** Start of RECORDED INFORMATION **
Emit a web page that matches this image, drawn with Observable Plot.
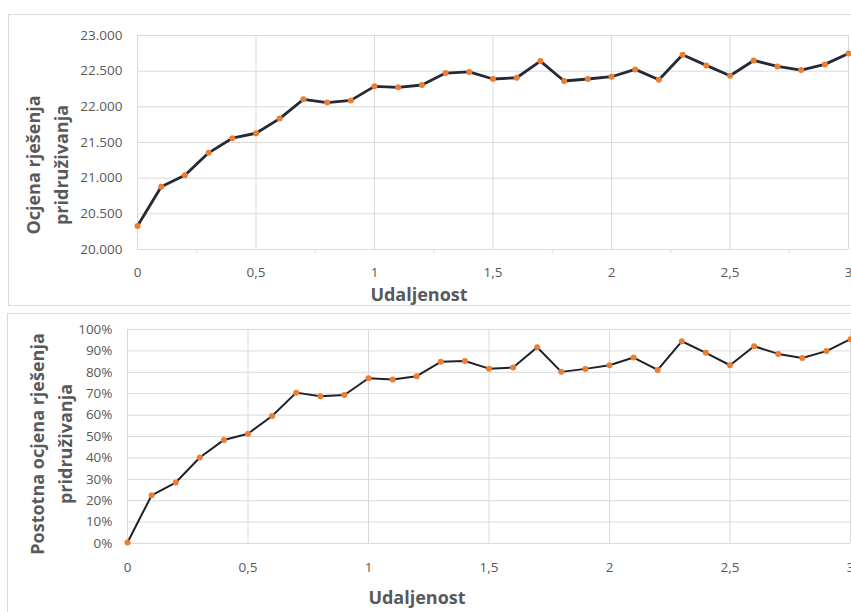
<!DOCTYPE html>
<html><head><meta charset="utf-8">
<script src="https://cdn.jsdelivr.net/npm/d3@7"></script>
<script src="https://cdn.jsdelivr.net/npm/@observablehq/plot@0.6"></script>
<style>
html,body{margin:0;padding:0;background:#fff;width:851px;height:612px;overflow:hidden;font-family:"Open Sans",sans-serif;}
.frame{position:absolute;border:1.5px solid #dadada;box-sizing:border-box;}
.chart{position:absolute;left:0;}
.title{position:absolute;font-weight:bold;font-size:18px;line-height:20px;height:20px;color:#595959;white-space:nowrap;text-align:center;}
.ytitle{position:absolute;font-weight:bold;font-size:18px;color:#595959;white-space:nowrap;text-align:center;line-height:28px;width:300px;height:56px;transform:rotate(-90deg);}
</style></head><body>
<div class="frame" style="left:8px;top:14px;width:900px;height:292px"></div>
<div class="frame" style="left:7px;top:313px;width:900px;height:330px"></div>
<div id="topChart" class="chart" style="top:0"></div>
<div id="bottomChart" class="chart" style="top:310px"></div>
<div class="ytitle" style="left:-103px;top:137px">Ocjena rješenja<br>pridruživanja</div>
<div class="title" style="left:319px;width:200px;top:284px">Udaljenost</div>
<div class="ytitle" style="left:-99px;top:416px">Postotna ocjena rješenja<br>pridruživanja</div>
<div class="title" style="left:317px;width:200px;top:587px">Udaljenost</div>
<script>
// Data
const distance = [0,0.1,0.2,0.3,0.4,0.5,0.6,0.7,0.8,0.9,1.0,1.1,1.2,1.3,1.4,1.5,1.6,1.7,1.8,1.9,2.0,2.1,2.2,2.3,2.4,2.5,2.6,2.7,2.8,2.9,3.0];
const score = [20330,20880,21040,21355,21560,21630,21835,22105,22060,22090,22287,22273,22306,22473,22490,22390,22408,22641,22362,22390,22422,22525,22380,22730,22581,22436,22650,22567,22515,22595,22748];
const percent = [0.5,22.5,28.5,40.2,48.4,51.3,59.6,70.5,68.8,69.4,77.2,76.6,78.2,84.9,85.3,81.7,82.2,91.7,80.2,81.6,83.3,86.9,81.1,94.5,89.1,83.3,92.2,88.6,86.7,89.9,95.5];
const xTicks = [0,0.5,1,1.5,2,2.5,3];
const xMinorTicks = [0.25,0.75,1.25,1.75,2.25,2.75];
const yTicksScore = [20000,20500,21000,21500,22000,22500,23000];
const yTicksPercent = [0,10,20,30,40,50,60,70,80,90,100];

const hr = d3.formatLocale({decimal:",", thousands:".", grouping:[3], currency:["",""]});
const fmtScore = hr.format(",");
const fmtX = d => String(d).replace(".", ",");
const fmtPct = d => d + "%";

const data1 = distance.map((d,i)=>({x:d, y:score[i]}));
const data2 = distance.map((d,i)=>({x:d, y:percent[i]}));
const grid = "#d9d9d9";
const chartStyle = {fontFamily:"'Open Sans', sans-serif", fontSize:"13.5px", color:"#595959", background:"transparent", overflow:"visible"};

const chart1 = Plot.plot({
  width:851, height:310, marginLeft:137, marginRight:3, marginTop:35, marginBottom:61,
  style: chartStyle,
  x:{domain:[0,3]}, y:{domain:[20000,23000]},
  marks:[
    Plot.gridX(xTicks, {stroke:grid, strokeOpacity:1}),
    Plot.gridY(yTicksScore, {stroke:grid, strokeOpacity:1}),
    Plot.axisX(xMinorTicks, {tickSize:4, stroke:grid, strokeOpacity:1, tickFormat:()=>"", label:null}),
    Plot.axisX(xTicks, {tickSize:0, tickPadding:18, tickFormat:fmtX, label:null}),
    Plot.axisY(yTicksScore, {tickSize:0, tickPadding:15, tickFormat:fmtScore, label:null}),
    Plot.line(data1, {x:"x", y:"y", stroke:"#232a35", strokeWidth:2.8}),
    Plot.dot(data1, {x:"x", y:"y", r:3, fill:"#ed7d31"})
  ]
});
document.getElementById("topChart").append(chart1);

const chart2 = Plot.plot({
  width:851, height:302, marginLeft:127, marginRight:1, marginTop:19, marginBottom:69,
  style: chartStyle,
  x:{domain:[0,3]}, y:{domain:[0,100]},
  marks:[
    Plot.gridX(xTicks, {stroke:grid, strokeOpacity:1}),
    Plot.gridY(yTicksPercent, {stroke:grid, strokeOpacity:1}),
    Plot.axisX(xTicks, {tickSize:0, tickPadding:19, tickFormat:fmtX, label:null}),
    Plot.axisY(yTicksPercent, {tickSize:0, tickPadding:15, tickFormat:fmtPct, label:null}),
    Plot.line(data2, {x:"x", y:"y", stroke:"#1e2128", strokeWidth:2}),
    Plot.dot(data2, {x:"x", y:"y", r:3, fill:"#ed7d31"})
  ]
});
document.getElementById("bottomChart").append(chart2);
</script>
</body></html>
** End of RECORDED INFORMATION **
THE REQUEST
The material above holds pictures; copy everything else in it exactly.

ANSWER TO THE EXERCISE
Emit a web page that matches this image, drawn with Observable Plot.
<!DOCTYPE html>
<html><head><meta charset="utf-8">
<script src="https://cdn.jsdelivr.net/npm/d3@7"></script>
<script src="https://cdn.jsdelivr.net/npm/@observablehq/plot@0.6"></script>
<style>
html,body{margin:0;padding:0;background:#fff;width:851px;height:612px;overflow:hidden;font-family:"Open Sans",sans-serif;}
.frame{position:absolute;border:1.5px solid #dadada;box-sizing:border-box;}
.chart{position:absolute;left:0;}
.title{position:absolute;font-weight:bold;font-size:18px;line-height:20px;height:20px;color:#595959;white-space:nowrap;text-align:center;}
.ytitle{position:absolute;font-weight:bold;font-size:18px;color:#595959;white-space:nowrap;text-align:center;line-height:28px;width:300px;height:56px;transform:rotate(-90deg);}
</style></head><body>
<div class="frame" style="left:8px;top:14px;width:900px;height:292px"></div>
<div class="frame" style="left:7px;top:313px;width:900px;height:330px"></div>
<div id="topChart" class="chart" style="top:0"></div>
<div id="bottomChart" class="chart" style="top:310px"></div>
<div class="ytitle" style="left:-103px;top:137px">Ocjena rješenja<br>pridruživanja</div>
<div class="title" style="left:319px;width:200px;top:284px">Udaljenost</div>
<div class="ytitle" style="left:-99px;top:416px">Postotna ocjena rješenja<br>pridruživanja</div>
<div class="title" style="left:317px;width:200px;top:587px">Udaljenost</div>
<script>
// Data
const distance = [0,0.1,0.2,0.3,0.4,0.5,0.6,0.7,0.8,0.9,1.0,1.1,1.2,1.3,1.4,1.5,1.6,1.7,1.8,1.9,2.0,2.1,2.2,2.3,2.4,2.5,2.6,2.7,2.8,2.9,3.0];
const score = [20330,20880,21040,21355,21560,21630,21835,22105,22060,22090,22287,22273,22306,22473,22490,22390,22408,22641,22362,22390,22422,22525,22380,22730,22581,22436,22650,22567,22515,22595,22748];
const percent = [0.5,22.5,28.5,40.2,48.4,51.3,59.6,70.5,68.8,69.4,77.2,76.6,78.2,84.9,85.3,81.7,82.2,91.7,80.2,81.6,83.3,86.9,81.1,94.5,89.1,83.3,92.2,88.6,86.7,89.9,95.5];
const xTicks = [0,0.5,1,1.5,2,2.5,3];
const xMinorTicks = [0.25,0.75,1.25,1.75,2.25,2.75];
const yTicksScore = [20000,20500,21000,21500,22000,22500,23000];
const yTicksPercent = [0,10,20,30,40,50,60,70,80,90,100];

const hr = d3.formatLocale({decimal:",", thousands:".", grouping:[3], currency:["",""]});
const fmtScore = hr.format(",");
const fmtX = d => String(d).replace(".", ",");
const fmtPct = d => d + "%";

const data1 = distance.map((d,i)=>({x:d, y:score[i]}));
const data2 = distance.map((d,i)=>({x:d, y:percent[i]}));
const grid = "#d9d9d9";
const chartStyle = {fontFamily:"'Open Sans', sans-serif", fontSize:"13.5px", color:"#595959", background:"transparent", overflow:"visible"};

const chart1 = Plot.plot({
  width:851, height:310, marginLeft:137, marginRight:3, marginTop:35, marginBottom:61,
  style: chartStyle,
  x:{domain:[0,3]}, y:{domain:[20000,23000]},
  marks:[
    Plot.gridX(xTicks, {stroke:grid, strokeOpacity:1}),
    Plot.gridY(yTicksScore, {stroke:grid, strokeOpacity:1}),
    Plot.axisX(xMinorTicks, {tickSize:4, stroke:grid, strokeOpacity:1, tickFormat:()=>"", label:null}),
    Plot.axisX(xTicks, {tickSize:0, tickPadding:18, tickFormat:fmtX, label:null}),
    Plot.axisY(yTicksScore, {tickSize:0, tickPadding:15, tickFormat:fmtScore, label:null}),
    Plot.line(data1, {x:"x", y:"y", stroke:"#232a35", strokeWidth:2.8}),
    Plot.dot(data1, {x:"x", y:"y", r:3, fill:"#ed7d31"})
  ]
});
document.getElementById("topChart").append(chart1);

const chart2 = Plot.plot({
  width:851, height:302, marginLeft:127, marginRight:1, marginTop:19, marginBottom:69,
  style: chartStyle,
  x:{domain:[0,3]}, y:{domain:[0,100]},
  marks:[
    Plot.gridX(xTicks, {stroke:grid, strokeOpacity:1}),
    Plot.gridY(yTicksPercent, {stroke:grid, strokeOpacity:1}),
    Plot.axisX(xTicks, {tickSize:0, tickPadding:19, tickFormat:fmtX, label:null}),
    Plot.axisY(yTicksPercent, {tickSize:0, tickPadding:15, tickFormat:fmtPct, label:null}),
    Plot.line(data2, {x:"x", y:"y", stroke:"#1e2128", strokeWidth:2}),
    Plot.dot(data2, {x:"x", y:"y", r:3, fill:"#ed7d31"})
  ]
});
document.getElementById("bottomChart").append(chart2);
</script>
</body></html>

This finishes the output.